Nonetheless, the US Food and Drug Administration (FDA) has taken action to regulate e-cigarettes as tobacco products. In 2016, the agency finalized its rule regulating the “manufacture, import, packaging, labeling, advertising, promotion, sale, and distribution” of e-cigarettes. These regulations would also require FDA approval for new e-cigarette products and that manufacturers of such products meet a public health standard. The FDA also regulates the marketing of e-cigarettes for therapeutic and smoking cessation purposes.
Explosion and fire risks
But inhalation isn’t the only potential risk associated with e-cigarettes. Fire hazards associated with traditional smoking are also well known. According to the National Fire Protection Association’s “Latest Estimates of Home Fires Started by Smoking Materials, 2014”, more than 17,000 home structure fires within the U.S. were estimated to have started by smoking materials, including cigarettes, pipes and cigars.
In addition, e-cigarettes may pose potential fire and explosion hazards. A report published last year found that, between 2009 and the second quarter of 2015, a total of 92 reported incidents involved overheating and explosions of e-cigarette batteries—as well as fires while the e-cigarettes are in use, with some incidents resulting in life-threatening injury, disability and major property damage. The report also noted there is currently no comprehensive reporting mechanism for e-cigarette fires and explosions.
Such explosions have been linked to overheating of the lithium-ion batteries used to operate many e-cigarette models. Overheating can occur when the batteries are plugged into unsuitable charging units or exposed to high temperatures, or if the batteries are poorly manufactured.
As a result, there have been lawsuits alleging damages from e-cigarette explosions. In 2015, the first reported e-cigarette explosion lawsuit to be tried in the United States concluded with a $1.9 million award. The case in question involved a woman who suffered second-degree burns from an exploding e-cigarette battery. She successfully sued the e-cigarette distributor, a wholesaler and the store that sold the device.
Regulators have also taken action to mitigate potential impacts of exploding e-cigarettes. Of particular concern are e-cigarettes exploding or catching fire on commercial flights. In 2015, the U.S. Federal Aviation Administration reportedly recommended that airlines require passengers keep e-cigarettes and related equipment only in aircraft storage bins. In March 2016, the U.S. Department of Transportation (DOT) banned the use of e-cigarettes in all commercial flights of both domestic and those foreign carriers that operate in, to, and from the U.S. In May 2016, DOT then released its final rules prohibiting passengers from charging e-cigarettes aboard aircraft.

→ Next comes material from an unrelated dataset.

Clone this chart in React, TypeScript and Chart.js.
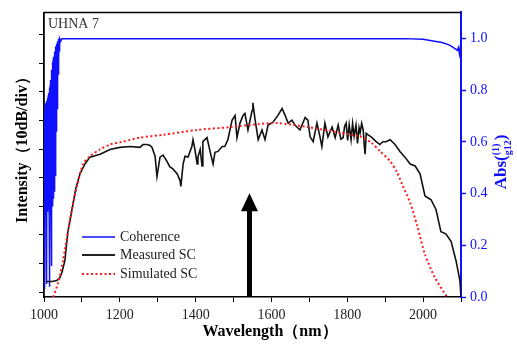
import React, { useEffect, useRef } from "react";
import { Chart, registerables } from "chart.js";

Chart.register(...registerables);

// ---- data ----
const measuredNm = [
  1005, 1021, 1034, 1042, 1047, 1055, 1063, 1077, 1084, 1095, 1108, 1121, 1148, 1174, 1200, 1227, 1253, 1261, 1272, 1280,
  1285, 1293, 1298, 1306, 1314, 1324, 1332, 1340, 1351, 1359, 1361, 1367, 1372, 1380, 1390, 1393, 1398, 1404, 1406, 1412,
  1417, 1419, 1430, 1438, 1446, 1451, 1459, 1470, 1477, 1485, 1496, 1504, 1509, 1517, 1525, 1530, 1538, 1549, 1551, 1557,
  1565, 1575, 1583, 1591, 1604, 1617, 1628, 1636, 1644, 1654, 1662, 1675, 1689, 1696, 1702, 1710, 1720, 1728, 1733, 1741,
  1749, 1760, 1768, 1776, 1783, 1789, 1793, 1797, 1801, 1805, 1810, 1814, 1818, 1823, 1827, 1831, 1834, 1838, 1842, 1845,
  1847, 1850, 1855, 1863, 1876, 1886, 1894, 1902, 1913, 1926, 1939, 1952, 1966, 1979, 1992, 2005, 2021, 2034, 2047, 2060,
  2074, 2087, 2097, 2100,
];
const measuredDb = [
  3.7, 3.7, 4.1, 5.1, 6.8, 10.9, 21.1, 31.2, 36.3, 41.4, 44.8, 47.2, 48.2, 49.9, 50.6, 50.9, 50.6, 51.6, 51.6, 51.3,
  50.6, 47.5, 40.4, 47.2, 47.9, 45.8, 43.8, 43.1, 41.4, 39.0, 37.0, 44.8, 47.5, 47.2, 50.9, 53.3, 49.9, 44.8, 47.2, 49.9,
  44.1, 52.6, 54.0, 49.2, 44.8, 48.9, 49.2, 50.9, 50.9, 53.3, 60.1, 61.8, 54.0, 59.1, 61.8, 62.5, 56.7, 63.5, 66.2, 60.1,
  53.3, 56.7, 53.3, 58.4, 59.4, 61.8, 64.2, 61.8, 59.1, 60.1, 58.4, 56.7, 61.1, 60.1, 54.3, 52.6, 59.1, 54.3, 50.9, 59.1,
  54.3, 57.7, 54.0, 58.4, 53.5, 54.0, 58.0, 59.1, 53.0, 58.5, 53.3, 59.0, 54.5, 58.4, 52.0, 57.5, 55.7, 59.0, 56.7, 51.0,
  48.2, 55.5, 55.0, 54.3, 52.6, 51.6, 52.6, 52.6, 53.3, 51.6, 49.2, 47.2, 44.8, 44.1, 41.4, 33.6, 32.3, 28.9, 21.1, 20.4,
  17.7, 10.9, 4.1, -1.7,
];

const simulatedNm = [
  1024, 1037, 1050, 1063, 1077, 1087, 1103, 1121, 1148, 1174, 1208, 1253, 1314, 1404, 1491, 1570, 1617, 1696, 1783, 1836,
  1863, 1886, 1913, 1931, 1947, 1966, 1984, 2005, 2031, 2063,
];
const simulatedDb = [
  -1.7, 3.1, 10.9, 21.1, 31.2, 37.0, 44.8, 47.5, 49.9, 51.6, 52.6, 54.0, 55.0, 56.7, 57.7, 58.8, 59.1, 57.7, 55.7, 54.3,
  52.3, 49.3, 45.8, 42.0, 37.0, 31.2, 23.4, 13.2, 5.1, -1.7,
];

const coherenceNm = [
  1000, 1000.5, 1001, 1001.5, 1002, 1002.5, 1003, 1003.5, 1004, 1004.5, 1005, 1005.5, 1006, 1006.5, 1007, 1007.5,
  1008, 1008.5, 1009, 1009.5, 1010, 1010.5, 1011, 1011.5, 1012, 1012.5, 1013, 1013.5, 1014, 1014.5, 1015, 1015.5,
  1016, 1016.5, 1017, 1017.5, 1018, 1018.5, 1019, 1019.5, 1020, 1020.5, 1021, 1021.5, 1022, 1022.5, 1023, 1023.5,
  1024, 1024.5, 1025, 1025.5, 1026, 1026.5, 1027, 1027.5, 1028, 1028.5, 1029, 1029.5, 1030, 1030.5, 1031, 1031.5,
  1032, 1032.5, 1033, 1033.5, 1034, 1034.5, 1035, 1035.5, 1036, 1036.5, 1037, 1037.5, 1038, 1038.5, 1039, 1039.5,
  1040, 1040.5, 1041, 1041.5, 1042, 1044, 1047, 1050, 1060, 1200, 1400, 1600, 1800, 1950, 2000, 2030, 2050, 2070,
  2085, 2090, 2093, 2096, 2098, 2100,
];
const coherenceAbs = [
  0.68, 0.30, 0.72, 0.03, 0.70, 0.34, 0.74, 0.32, 0.73, 0.36, 0.75, 0.33, 0.70, 0.35, 0.76, 0.05,
  0.74, 0.34, 0.77, 0.37, 0.75, 0.33, 0.78, 0.36, 0.79, 0.34, 0.77, 0.37, 0.80, 0.04, 0.81, 0.35,
  0.82, 0.36, 0.80, 0.34, 0.84, 0.37, 0.85, 0.35, 0.87, 0.12, 0.88, 0.36, 0.89, 0.35, 0.91, 0.37,
  0.92, 0.38, 0.91, 0.40, 0.93, 0.41, 0.94, 0.42, 0.95, 0.43, 0.95, 0.47, 0.96, 0.52, 0.97, 0.58,
  0.97, 0.64, 0.98, 0.68, 0.98, 0.73, 0.98, 0.78, 0.99, 0.82, 0.99, 0.86, 0.99, 0.89, 1.0, 0.92,
  1.0, 0.95, 1.0, 0.97, 1.0, 0.99, 1.0, 1.0, 1.0, 1.0, 1.0, 1.0, 1.0, 1.0, 0.998, 0.99, 0.985, 0.975,
  0.96, 0.955, 0.965, 0.94, 0.965, 0.95,
];

const xTicks = [1000, 1100, 1200, 1300, 1400, 1500, 1600, 1700, 1800, 1900, 2000, 2100];
const leftTicks = [0, 10, 20, 30, 40, 50, 60, 70, 80, 90];
const rightTicks = [0, 0.2, 0.4, 0.6, 0.8, 1.0];

const legendLabels = ["Coherence", "Measured SC", "Simulated SC"];
const pumpNm = 1542;
const pumpArrowTopDb = 34.6;

const BLUE = "#1010ff";
const RED = "#ff1a1a";
const BLACK = "#000000";
const SERIF = '"Liberation Serif", "Times New Roman", serif';

const toPoints = (xs: number[], ys: number[]) => xs.map((x, i) => ({ x, y: ys[i] }));

const decorPlugin = {
  id: "decor",
  afterDraw(chart: any) {
    const { ctx, chartArea, scales } = chart;
    const { left, right, top, bottom } = chartArea;
    ctx.save();

    // top border
    ctx.strokeStyle = BLACK;
    ctx.lineWidth = 1.5;
    ctx.beginPath();
    ctx.moveTo(left, top);
    ctx.lineTo(right, top);
    ctx.stroke();

    // UHNA 7 label
    ctx.fillStyle = "#333";
    ctx.font = `14px ${SERIF}`;
    ctx.textBaseline = "middle";
    ctx.textAlign = "left";
    ctx.fillText("UHNA 7", left + 4, top + 12);

    // legend
    const rows = [237, 255, 274];
    const styles = [
      { color: BLUE, dash: [] as number[], width: 1.5 },
      { color: "#222", dash: [] as number[], width: 2 },
      { color: RED, dash: [2, 2.5], width: 2 },
    ];
    rows.forEach((ry, i) => {
      const st = styles[i];
      ctx.strokeStyle = st.color;
      ctx.lineWidth = st.width;
      ctx.setLineDash(st.dash);
      ctx.beginPath();
      ctx.moveTo(82, ry);
      ctx.lineTo(115, ry);
      ctx.stroke();
      ctx.setLineDash([]);
      ctx.fillStyle = "#222";
      ctx.font = `14px ${SERIF}`;
      ctx.textAlign = "left";
      ctx.textBaseline = "middle";
      ctx.fillText(legendLabels[i], 120, ry + 0.5);
    });

    // pump arrow
    const ax = scales.x.getPixelForValue(pumpNm);
    const ay = scales.y.getPixelForValue(pumpArrowTopDb);
    ctx.fillStyle = BLACK;
    ctx.fillRect(ax - 2.5, ay + 17, 5, bottom - (ay + 17));
    ctx.beginPath();
    ctx.moveTo(ax, ay);
    ctx.lineTo(ax - 8.5, ay + 18);
    ctx.lineTo(ax + 8.5, ay + 18);
    ctx.closePath();
    ctx.fill();

    // x title
    ctx.fillStyle = BLACK;
    ctx.font = `bold 16px ${SERIF}`;
    ctx.textAlign = "center";
    ctx.textBaseline = "middle";
    ctx.fillText("Wavelength\uFF08nm\uFF09", 270, 332);

    // left title
    ctx.save();
    ctx.translate(23, 146);
    ctx.rotate(-Math.PI / 2);
    ctx.font = `bold 16px ${SERIF}`;
    ctx.textAlign = "center";
    ctx.textBaseline = "middle";
    ctx.fillText("Intensity\uFF0810dB/div\uFF09", 0, 0);
    ctx.restore();

    // right title: Abs(g12^(1))
    ctx.save();
    ctx.translate(502, 162);
    ctx.rotate(-Math.PI / 2);
    ctx.fillStyle = BLUE;
    ctx.textBaseline = "middle";
    ctx.textAlign = "left";
    const big = `bold 17px ${SERIF}`;
    const small = `bold 10px ${SERIF}`;
    ctx.font = big;
    const wA = ctx.measureText("Abs(").width;
    const wC = ctx.measureText(")").width;
    ctx.font = small;
    const wSup = ctx.measureText("(1)").width;
    const wSub = ctx.measureText("g12").width;
    const wMid = Math.max(wSup, wSub);
    const total = wA + wMid + wC;
    const x0 = -total / 2;
    ctx.font = big;
    ctx.fillText("Abs(", x0, 0);
    ctx.font = small;
    ctx.fillText("(1)", x0 + wA, -6);
    ctx.fillText("g12", x0 + wA, 6);
    ctx.font = big;
    ctx.fillText(")", x0 + wA + wMid, 0);
    ctx.restore();

    ctx.restore();
  },
};

export default function App() {
  const ref = useRef<HTMLCanvasElement>(null);

  useEffect(() => {
    const canvas = ref.current;
    if (!canvas) return;
    const tickFont = { family: SERIF, size: 14 };
    const chart = new Chart(canvas, {
      type: "line",
      data: {
        datasets: [
          {
            label: "Simulated SC",
            data: toPoints(simulatedNm, simulatedDb),
            yAxisID: "y",
            borderColor: RED,
            borderWidth: 2,
            borderDash: [2, 2.5],
            pointRadius: 0,
            tension: 0.25,
            fill: false,
          },
          {
            label: "Measured SC",
            data: toPoints(measuredNm, measuredDb),
            yAxisID: "y",
            borderColor: "#111",
            borderWidth: 1.6,
            pointRadius: 0,
            tension: 0,
            fill: false,
          },
          {
            label: "Coherence",
            data: toPoints(coherenceNm, coherenceAbs),
            yAxisID: "y2",
            borderColor: BLUE,
            borderWidth: 1.5,
            pointRadius: 0,
            tension: 0,
            fill: false,
          },
        ],
      },
      options: {
        responsive: false,
        animation: false,
        layout: { padding: { top: 4, left: 0, right: 0, bottom: 0 } },
        plugins: { legend: { display: false }, tooltip: { enabled: false } },
        scales: {
          x: {
            type: "linear",
            position: "bottom",
            min: 1000,
            max: 2100,
            afterBuildTicks: (s: any) => {
              s.ticks = xTicks.map((v) => ({ value: v }));
            },
            afterFit: (s: any) => {
              s.height = 49;
            },
            ticks: {
              autoSkip: false,
              maxRotation: 0,
              color: "#222",
              font: tickFont,
              padding: 5,
              callback: (v: any) => (Number(v) % 200 === 0 ? String(v) : ""),
            },
            grid: { drawOnChartArea: false, drawTicks: true, tickLength: 5, color: BLACK, tickWidth: 1 },
            border: { color: BLACK, width: 1.5 },
          },
          y: {
            type: "linear",
            position: "left",
            min: -1.7,
            max: 97.8,
            afterBuildTicks: (s: any) => {
              s.ticks = leftTicks.map((v) => ({ value: v }));
            },
            afterFit: (s: any) => {
              s.width = 44;
            },
            ticks: { display: false },
            grid: { drawOnChartArea: false, drawTicks: true, tickLength: 5, color: BLACK, tickWidth: 1 },
            border: { color: BLACK, width: 1.8 },
          },
          y2: {
            type: "linear",
            position: "right",
            min: 0,
            max: 1.1015,
            afterBuildTicks: (s: any) => {
              s.ticks = rightTicks.map((v) => ({ value: v }));
            },
            afterFit: (s: any) => {
              s.width = 56;
            },
            ticks: {
              color: BLUE,
              font: tickFont,
              padding: 4,
              callback: (v: any) => Number(v).toFixed(1),
            },
            grid: { drawOnChartArea: false, drawTicks: true, tickLength: 5, color: BLUE, tickWidth: 1.5 },
            border: { color: BLUE, width: 2 },
          },
        },
      },
      plugins: [decorPlugin],
    } as any);
    return () => chart.destroy();
  }, []);

  return (
    <div style={{ position: "fixed", left: 0, top: 0, width: 517, height: 346, background: "#fff" }}>
      <canvas ref={ref} width={517} height={346} style={{ display: "block" }} />
    </div>
  );
}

In sum, e-cigarettes may not be as harmless as they appear. They can cause latent bodily injury and harm through chemical exposures. They can also cause immediate property damage and bodily injury through overheating, explosions, and fires. As e-cigarettes grow more popular, properly addressing these risks becomes ever more pressing.
William Mauro is director of commercial casualty product development at ISO, a Verisk Analytics (Nasdaq:VRSK) business.